During the period following Waugh’s death in 1966 up to the 1981 broadcast of the Granada Brideshead series on ITV, the BBC offered several other adaptations. Prior to the two in 1970, there was an adaptation by Giles Cooper of Sword of Honour in early 1967 covering three 90-minute episodes. Waugh himself played a minor role in that adaptation, meeting with the writers and offering comments on the script. This is listed on IMDB under Theatre 625 which was an ongoing series of BBC dramatic productions in which it was included. BFI has a copy of this adaptation which is available to view at several of its “Mediatheque” locations in the UK. There was also an adaptation of Waugh’s 1936 story “Winner Take All”, written by Peter Nichols and broadcast on 26 November 1968 as part of a BBC series of 14 independent dramas called The Jazz Age, which is where IMDB has it filed. And in 1972 there was a series of seven 30-minute episodes of Scoop. This was adapted by Barry Took, best known for his collaboration with Marty Feldman on the radio series Round the Horne. It broadcast on the BBC between 8 October and 19 November 1972, and the reviews in the Spectator and The Times were between negative and hesitant. IMDB comments that this one has apparently been lost, so it was presumably wiped.

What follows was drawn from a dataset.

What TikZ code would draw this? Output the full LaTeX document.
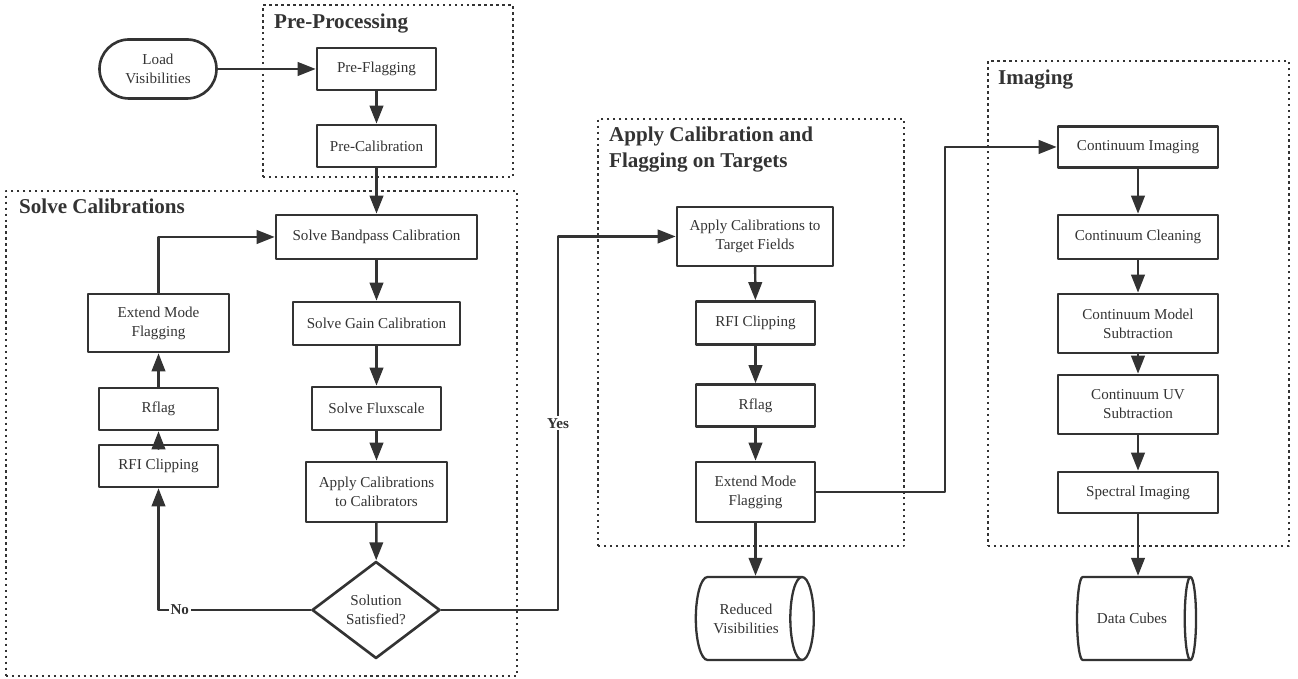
\documentclass[tikz,border=0pt]{standalone}
\usepackage{fontspec}
\setmainfont{Liberation Serif}
\usetikzlibrary{arrows.meta,positioning,calc,shapes.geometric}
\definecolor{ink}{HTML}{333333}

\begin{document}
\begin{tikzpicture}[>={Triangle[length=0.36cm,width=0.27cm]}, line cap=round, line join=round,
  every node/.style={text=ink, font=\fontsize{8.6}{10.8}\selectfont},
  stepbox/.style={draw=ink, line width=1.5pt, minimum width=2.38cm, minimum height=0.84cm, align=center, inner sep=2pt},
  startbox/.style={stepbox, rounded corners=0.59cm},
  storebox/.style={cylinder, draw=ink, line width=1.3pt, aspect=0.64, minimum height=2.36cm, minimum width=1.66cm, align=center, inner sep=2pt},
  checkbox/.style={diamond, draw=ink, line width=1.5pt, minimum width=2.56cm, minimum height=1.94cm, inner sep=0pt, align=center},
  groupbox/.style={draw=ink, line width=1.4pt, line cap=butt, dash pattern=on 1.4pt off 2pt, inner sep=0pt},
  grouptitle/.style={anchor=north west, inner sep=0pt, align=left, font=\fontsize{12}{14.7}\selectfont\bfseries},
  flow/.style={->, draw=ink, line width=1.4pt},
  answer/.style={fill=white, inner sep=1pt, font=\fontsize{8.6}{10}\selectfont\bfseries}]

\useasboundingbox (0,0) rectangle (25.96,13.58);

% stage frames
\node[groupbox, minimum width=5cm, minimum height=3.44cm] (preproc) at (7.76,11.76) {};
\node[groupbox, minimum width=10.22cm, minimum height=9.7cm] (solve) at (5.23,4.91) {};
\node[groupbox, minimum width=6.12cm, minimum height=8.54cm] (apply) at (15.02,6.93) {};
\node[groupbox, minimum width=6.02cm, minimum height=9.7cm] (imaging) at (22.77,7.51) {};
\node[grouptitle] (preproctitle) at ($(preproc.north west)+(0.24,-0.19)$) {Pre-Processing};
\node[grouptitle] (solvetitle) at ($(solve.north west)+(0.28,-0.17)$) {Solve Calibrations};
\node[grouptitle] (applytitle) at ($(apply.north west)+(0.24,-0.17)$) {Apply Calibration and\\Flagging on Targets};
\node[grouptitle] (imagingtitle) at ($(imaging.north west)+(0.22,-0.19)$) {Imaging};

% pre-processing
\node[startbox, minimum width=2.34cm, minimum height=1.18cm] (load) at (3.16,12.20) {Load\\Visibilities};
\node[stepbox] (preflag) at (7.53,12.20) {Pre-Flagging};
\node[stepbox] (precal) at (7.53,10.66) {Pre-Calibration};

% calibration loop
\node[stepbox, minimum width=4.02cm, minimum height=0.88cm] (bandpass) at (7.53,8.84) {Solve Bandpass Calibration};
\node[stepbox, minimum width=3.34cm, minimum height=0.86cm] (gain) at (7.53,7.11) {Solve Gain Calibration};
\node[stepbox, minimum width=2.58cm, minimum height=0.86cm] (flux) at (7.53,5.41) {Solve Fluxscale};
\node[stepbox, minimum width=2.82cm, minimum height=1.2cm] (applycal) at (7.53,3.74) {Apply Calibrations\\to Calibrators};
\node[checkbox] (decision) at (7.52,1.38) {Solution\\Satisfied?};
\node[stepbox, minimum width=2.82cm, minimum height=1.16cm] (extleft) at (3.17,7.12) {Extend Mode\\Flagging};
\node[stepbox] (rflagleft) at (3.17,5.40) {Rflag};
\node[stepbox] (rfileft) at (3.17,4.26) {RFI Clipping};

% targets
\node[stepbox, minimum width=3.12cm, minimum height=1.18cm] (target) at (15.10,8.85) {Apply Calibrations to\\Target Fields};
\node[stepbox, minimum height=0.86cm] (rfiright) at (15.11,7.12) {RFI Clipping};
\node[stepbox] (rflagright) at (15.11,5.47) {Rflag};
\node[stepbox, minimum height=1.2cm] (extright) at (15.11,3.74) {Extend Mode\\Flagging};
\node[storebox] (reduced) at (14.92,1.21) {Reduced\\Visibilities};

% imaging
\node[stepbox, minimum width=3.2cm, minimum height=0.82cm] (contimg) at (22.76,10.64) {Continuum Imaging};
\node[stepbox, minimum width=3.2cm, minimum height=0.88cm] (contclean) at (22.76,8.84) {Continuum Cleaning};
\node[stepbox, minimum width=3.2cm, minimum height=1.18cm] (contmodel) at (22.76,7.11) {Continuum Model\\Subtraction};
\node[stepbox, minimum width=3.2cm, minimum height=1.18cm] (contuv) at (22.76,5.49) {Continuum UV\\Subtraction};
\node[stepbox, minimum width=3.2cm, minimum height=0.82cm] (spectral) at (22.76,3.73) {Spectral Imaging};
\node[storebox, minimum height=2.38cm] (cubes) at (22.64,1.21) {Data Cubes};

\coordinate (yesbend) at (11.16,1.38);
\coordinate (imgbend) at (18.9,3.74);

\draw[flow] (load) -- (preflag);
\draw[flow] (preflag) -- (precal);
\draw[flow] (precal) -- (bandpass);
\draw[flow] (bandpass) -- (gain);
\draw[flow] (gain) -- (flux);
\draw[flow] (flux) -- (applycal);
\draw[flow] (applycal) -- (decision);
\draw[flow] (decision.west) -| node[answer, pos=0.43] {No} (rfileft.south);
\draw[flow] (rfileft) -- (rflagleft);
\draw[flow] (rflagleft) -- (extleft);
\draw[flow] (extleft.north) |- (bandpass.west);
\draw[flow] (decision.east) -- (yesbend) |- node[answer, pos=0.25] {Yes} (target.west);
\draw[flow] (target) -- (rfiright);
\draw[flow] (rfiright) -- (rflagright);
\draw[flow] (rflagright) -- (extright);
\draw[flow] (extright) -- (extright |- reduced.north);
\draw[flow] (extright.east) -- (imgbend) |- (contimg.west);
\draw[flow] (contimg) -- (contclean);
\draw[flow] (contclean) -- (contmodel);
\draw[flow] (contmodel) -- (contuv);
\draw[flow] (contuv) -- (spectral);
\draw[flow] (spectral) -- (spectral |- cubes.north);

\end{tikzpicture}
\end{document}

During this same “post-Waugh/pre-Brideshead” period, London Weekend Television produced a one-off  53-minute adaptation of Waugh’s 1935 story “Mr Loveday’s Little Outing.” This was written by Willis Hall and directed by Donald McWhinnie (who also directed the BBC’s earlier Sword of Honour). It was broadcast on 1 June 1973 by ITV as part of a series of dramas called Between the Wars. There were also two film adaptations of Waugh’s works in this period: The Loved One (1965) and Decline and Fall (entitled Decline and Fall… of a Birdwatcher) in 1968, about both of which the less said, the better.